The belief I hold in the ability of our parliamentarians to do service for the greater good is sick and is dying. Even Laxmi, the Hindu goddess of prosperity, is going broke. And the Shylocks and Kanyas of this world (our neighborhood, to be specific) look kind and content in comparison to the toys our MPs want to play with.
It began with sitting fees (is that an anomaly or an oxymoron?). Either way they got laid. I guess that’s why they look the way they do, (you see, that’s what sitting on your bum does to your face, makes you a melodramatic Bollywood villain). Then it was patangs (an accessory to the blue scarf). The item was ticked and we thought that was it. We’d all been under the impression that these were necessary tools required to enable them to function more humanely. Boy did we got conned- hook, line and sinker! This was just a starter, a prelude to the performance that still unfolds.
Cloak and dagger games give me nausea and inertia. But this lot was getting sluggish and obnoxious!
Demands were becoming bolder by the day. They wanted customized-signature-plates announcing the importance of the man inside the van (to what end we wonder other than vanity and the display of power and arrogance or perhaps the Hip-Hop-life is what they secretly crave). But that was Okayed too. Then it was increasing their dues to better walk in their shoes and do the J.O.B, as they succinctly put it.
This also gets Okayed! Next was the CDG- a virtual re-election guarantee of plenty. This was over the top and the poor man’s response was understandably harsh and apt- no one wants monopoly in this day and age (though that’s another affair).
Yet the list was listless. They wanted trips abroad, drivers, man-Fridays and allowances that went short of grooming expenses in beauty salons, Thai massage and the missus. Here comes the bombshell- now they want another raise.
We‘re being fed the usual autopsy about attracting better people to do the J.O.B. Anyways; my question is this, “Just what are better people? Who are the better people and where are the better people?” If that pitch is pure than we might as well have an early election and decide who stays and who goes, rather than putting up with the current lot for another 12,410 days.
One can only imagine the consequences had these proceedings gone unobserved by the media and the community. Which reminds me, when they commanded the BBS coverage-shutdown the excuses were so poor the beggars downtown were feeling insulted.
Buddhists love to say everything is constantly dying. That’s just such a ringer! Queuing is dead. Civic sense is dead. Humility is dead. Benign landlords are dead. Public service is dead. Altruism is dead. The Good Samaritan is dead. Decency is dead. Politeness is dead. Respect is dead. Kindness is dead and serving to serve is definitely dead and the antonyms to these synonyms are alive and grunting (we get kicked and elbowing is just so passé).

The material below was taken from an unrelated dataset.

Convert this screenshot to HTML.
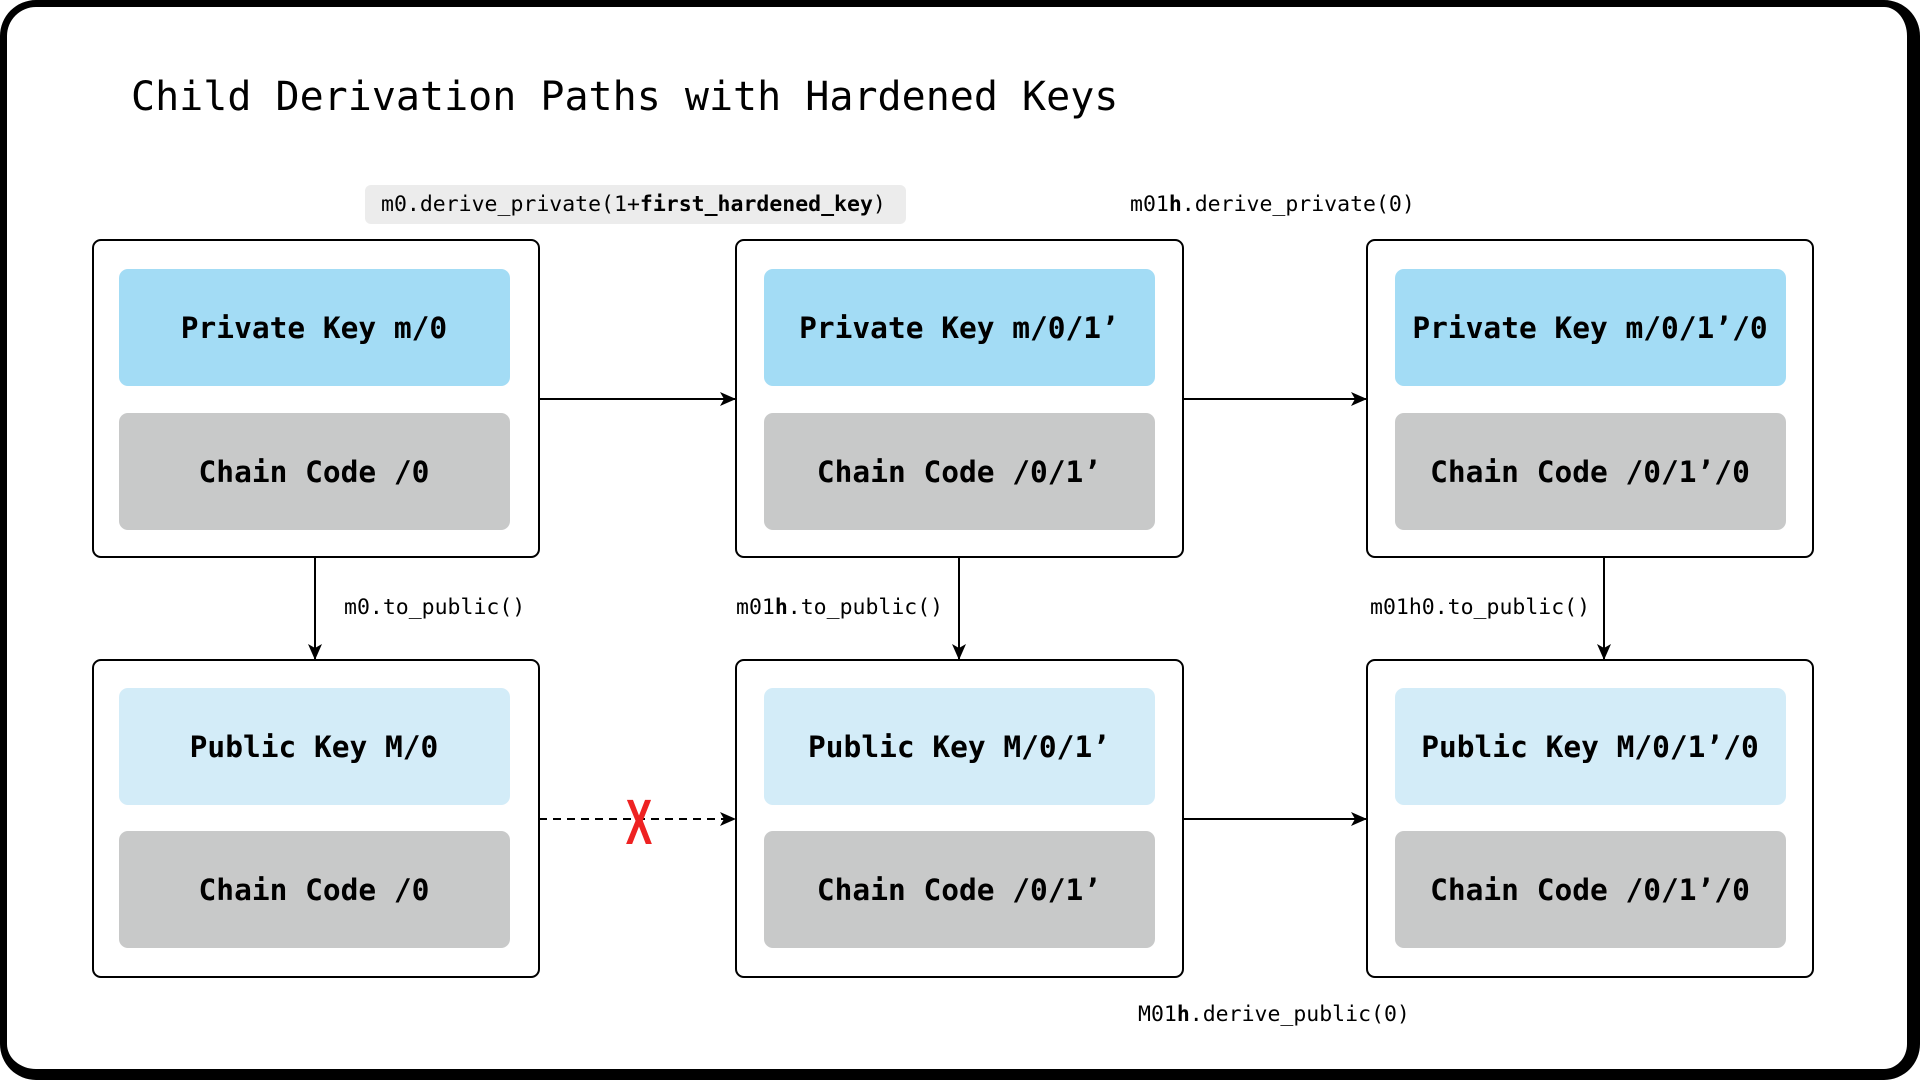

Then on our National Day we see our King and his deeds. He’s walking with us, talking with us, comforting us, encouraging us, inspiring us and promising us His service in Body, Speech and Mind. He is radiant, inspirational and He is alive. He is so alive and stirring that I feel dead. I’m so dead I’m revitalizing myself. One way to do that is contemplation, which basically lead me to note these peculiarities.
How difficult is it to make that simple connection between what our King expects from us and the things we actually do? I’m not sour. This litany is not about bitter grapes. Really, it’s quite simple. It’s been almost two years and we have had the patience to wait for our elected-representatives to sift the wheat from the chaff. When that gets dragged on and on, really, it’s hard to keep the faith. Everything that gets done seem to have its roots in individual endowment of the personal kind.
The office you hold is honorable. You are a representative of the people. You have the good fortune and the honor to actually affect change- change in the way your brethren live on a daily basis and down to future generations, including your own. This is an opportunity to write that legacy. It’s the reason why people fondly remember, recall and emulate Milerapa, Mahatma Gandhi, Nelson Mandela, Che Guevara and closer home, our Kings. None of them are hoarders or millionaires. None of them were/ are rich. Their bounty is in their character and therein lies invaluable treasures which they share with equanimity.
Finally, I’d think our ‘reps’ would have realized the honor and sanctity of their offices and strive to go beyond the call of duty. The blame game between your two houses certainly makes a mess of good housekeeping and home improvement. Everything begins inside the gut (the right instinct), heart (the right feeling) and the head (the right action). If those motivations are of the selfish kind, we all suffer. Sudden deaths are a tragedy but premeditated murders, even more tragic.
We’ll all die one day but in the mean time, let’s try and live reasonably and just do the JOB.